Monday, March 27, 2006

Melancholy Monday: What it Means to Educate

Last night I had the pleasure of hearing Avraham Burg, former speaker of the Knesset, speak on my campus. While his talk was entitled "Struggling Toward Peace: the Israeli-Palestinian Conflict," the insights he shared with the audience were far more universal in their scope. What really struck me in his talk was how much more impressive and inspiring a speaker and human being he was than Stanley Fish, who gave the plenary address at the free speech conference.

Stanley Fish essentially argued that there is no such thing as "academic free speech," if we mean some metaphysical entity enshrined in laws. Rather, academic free speech is a necessary prerequiste for any academic to be able to do her job. What an academic needs to do her job is the widest latitude possible to pose, test, and teach various hypotheses or methods for seeking answers. For Fish, being an academic is a rather clinical, disembodied endeavor. He stressed that professors have no business trying to make their students "better people." And, he was clear that professors should absolutely not endorse any political positions in the classroom. I had the opportunity to ask him what he thought should happen to a faculty member--tenured or not--who did endorse a political position in the classroom. He responded that either the faculty member should be fired or suspended without pay. I wasn't at all surprised by this answer, although I wondered why he hadn't just signed on with Horowitz' mission, since his own understanding of what it means to educate is as short-sighted, narrow, and soulless as Horowitz' position is. (I should also note, to my surprise, that the President of FIRE argued that facutly members absolutely should be able to endorse a political position in the classroom).

I am baffled that any educator would actually think it is possible or preferable to make such a total and artificial distinction between endorsing an academic position and endorsing a political position. It is simply untenable. While certainly you can give many examples where the distinction is clear and where a professor who decides to endorse partisan positions in class is rather tasteless, you can also summon a great many blurred examples, where it's not at all clear if a faculty member is endorsing an academic or political position. My colleague brought up one good blurred example: taking Defense money for your academic research. How about taking Big Pharma money for your research? What about teaching a Service-Learning course?

Anyway, I don't want to talk about Fish anymore. He was such a disappointment and I am much more inspired by Avraham Burg. Speaker Burg clearly sees the value of education--unfettered critical inquiry that is curiousity driven, that breaks with conventions, and that is willing to take risks. More importantly, Burg understands that an ethics of responsibility to the Other underlies all intellectual pursuits. Part of being educated means listening to, paying attention to, and dialoguing with those who are radically different from you and your own experience. Being an educator and and at truth-seeker requires you to break with provincialism and chauvinism. You can't just shut the world and others out if you want to understand what humanity is.

This is what we should do in the classroom. It is not our job to simply tell people what they want to hear, to tell them a history that they are more comfortable with, or to endorse political and religious positions that don't call into question their own views.
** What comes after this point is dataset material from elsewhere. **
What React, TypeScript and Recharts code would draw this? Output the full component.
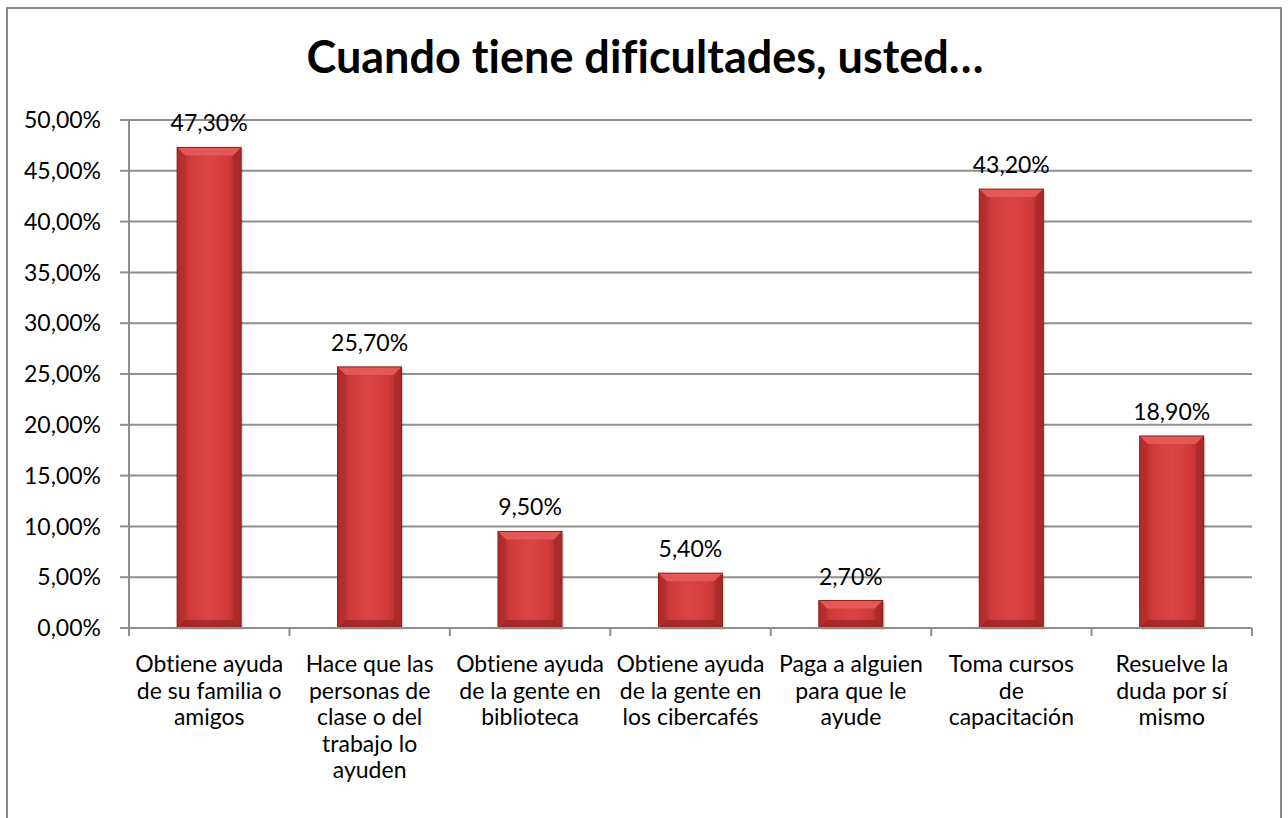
import React from 'react';
import { BarChart, Bar, XAxis, YAxis, CartesianGrid, LabelList } from 'recharts';

// categories as Excel wrapped them
const categories = [
  'Obtiene ayuda\nde su familia o\namigos',
  'Hace que las\npersonas de\nclase o del\ntrabajo lo\nayuden',
  'Obtiene ayuda\nde la gente en\nbiblioteca',
  'Obtiene ayuda\nde la gente en\nlos cibercafés',
  'Paga a alguien\npara que le\nayude',
  'Toma cursos\nde\ncapacitación',
  'Resuelve la\nduda por sí\nmismo',
];
const values = [47.3, 25.7, 9.5, 5.4, 2.7, 43.2, 18.9];
const yTicks = [0, 5, 10, 15, 20, 25, 30, 35, 40, 45, 50];
const boundaryTicks = [0, 1, 2, 3, 4, 5, 6, 7];

const data = categories.map((name, i) => ({ name, value: values[i] }));

const FONT = 'Lato, "Open Sans", sans-serif';
const GRID = '#8e8e8e';

const pct = (v: number) => v.toFixed(2).replace('.', ',') + '%';

const BevelBar = (props: any) => {
  const { x, y, width, height } = props;
  if (!height || height <= 0) return null;
  const b = Math.min(8, height / 2, width / 2);
  return (
    <g>
      <rect x={x + 2} y={y + 2} width={width} height={height} fill="#000" opacity={0.12} />
      <rect x={x} y={y} width={width} height={height} fill="url(#barFace)" />
      <polygon points={`${x},${y} ${x + width},${y} ${x + width - b},${y + b} ${x + b},${y + b}`} fill="#e45858" />
      <polygon points={`${x},${y} ${x + b},${y + b} ${x + b},${y + height - b} ${x},${y + height}`} fill="#b32d2d" opacity={0.7} />
      <polygon points={`${x + width},${y} ${x + width - b},${y + b} ${x + width - b},${y + height - b} ${x + width},${y + height}`} fill="#a82a2a" opacity={0.7} />
      <polygon points={`${x},${y + height} ${x + b},${y + height - b} ${x + width - b},${y + height - b} ${x + width},${y + height}`} fill="#9c2424" opacity={0.8} />
      <rect x={x} y={y} width={width} height={height} fill="none" stroke="#8a1e1e" strokeWidth={1} />
    </g>
  );
};

const CategoryTick = (props: any) => {
  const { x, y, payload } = props;
  const lines = String(payload.value).split('\n');
  return (
    <text x={x} y={y} textAnchor="middle" fontFamily={FONT} fontSize={23} fill="#000">
      {lines.map((ln, i) => (
        <tspan key={i} x={x} dy={i === 0 ? 26 : 26.5}>{ln}</tspan>
      ))}
    </text>
  );
};

export default function App() {
  return (
    <div
      style={{
        position: 'absolute', left: 0, top: 0, width: 1288, height: 818, background: '#fff',
        overflow: 'hidden', fontVariantLigatures: 'none', fontFeatureSettings: '"liga" 0, "clig" 0',
      }}
    >
      <div
        style={{
          position: 'absolute', left: 6, top: 7, width: 1272, height: 830,
          border: '2px solid #878787',
        }}
      />
      <div
        style={{
          position: 'absolute', left: 0, top: 29, width: 1290, textAlign: 'center',
          fontFamily: FONT, fontWeight: 700, fontSize: 45, lineHeight: 'normal', color: '#000',
        }}
      >
        Cuando tiene dificultades, usted…
      </div>
      <div style={{ position: 'absolute', left: 0, top: 0 }}>
        <BarChart
          width={1288}
          height={818}
          data={data}
          margin={{ top: 120, right: 36, bottom: 10, left: 29 }}
          barCategoryGap="30%"
        >
          <defs>
            <linearGradient id="barFace" x1="0" y1="0" x2="1" y2="0">
              <stop offset="0%" stopColor="#a82828" />
              <stop offset="20%" stopColor="#cf3a3a" />
              <stop offset="50%" stopColor="#dc4545" />
              <stop offset="80%" stopColor="#cf3a3a" />
              <stop offset="100%" stopColor="#a82828" />
            </linearGradient>
          </defs>
          <CartesianGrid vertical={false} stroke={GRID} strokeWidth={2} />
          <XAxis
            xAxisId="bounds"
            type="number"
            dataKey={() => 0}
            domain={[0, 7]}
            ticks={boundaryTicks}
            height={10}
            stroke={GRID}
            strokeWidth={2}
            tickSize={8}
            tick={() => <g />}
            allowDataOverflow
          />
          <XAxis
            xAxisId="cat"
            dataKey="name"
            height={170}
            axisLine={false}
            tickLine={false}
            interval={0}
            tick={<CategoryTick />}
          />
          <YAxis
            domain={[0, 50]}
            ticks={yTicks}
            width={100}
            stroke={GRID}
            strokeWidth={2}
            tickSize={9}
            tickMargin={19}
            tickFormatter={pct}
            tick={{ fontFamily: FONT, fontSize: 23, fill: '#000' }}
            interval={0}
          />
          <Bar xAxisId="cat" dataKey="value" shape={<BevelBar />} isAnimationActive={false}>
            <LabelList
              dataKey="value"
              position="top"
              offset={16}
              formatter={(v: any) => pct(Number(v))}
              style={{ fontFamily: FONT, fontSize: 23, fill: '#000' }}
            />
          </Bar>
        </BarChart>
      </div>
    </div>
  );
}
What we should be doing, in part, is teaching our students how to be fully engaged as democratic citizens. And, part of being in a democracy is learning how to speak to, understand, compromise with those who are completely different from you. Democracy is the absolute antithesis of Theocracy or Unilateralism. Democracy is a political system that requires dissent, debate, discussion and the will to empathize and understand other viewpoints.

Burg pointed out that we can go the way of war, bombs, and security measures, which is in the short-run effective and powerful. But, the outcome of war is always more trauma, death, violence, destabilization, and a destruction. The slow run is RESPECT for the other. What I hope that I am teaching my students is this important democratic value.

Now, before some of you dismiss this post or Burg's talk as pollyannish, let me clarify that neither I nor Burg think that you can talk, discuss, or dialogue with irrational extremists or fundamentalists (whether they be here in the US, Darfur, the Middle East or Israel). Sure, we need to acknowledge our need to protect ourselves. But, Burg's point is to emphasize the long view here. If you do not work toward a society of respect for the other, of dialogue, compromise, openness, cultural and spiritual exchange, but rather further build walls to keep the Other out, then the immediate future looks bad, violent, horrific.

I had tears in my eyes by the end of Burg's speech. He reminded me why I get up and bother to educate every day, why I am willing to work myself to the bones and endure a lot of the bullshit: I care about the future. I want a humane, peaceful and spiritually rich future for my students. I have zero interest in participating in allowing my students to avoid any encounter with difference, to ignore the world, and to ignore the humanity of those they take to be their bitterest enemies. I am not in the business of indoctrination, which is what these supporters of Horowitz and ABOR are interested in. I am in the business of education.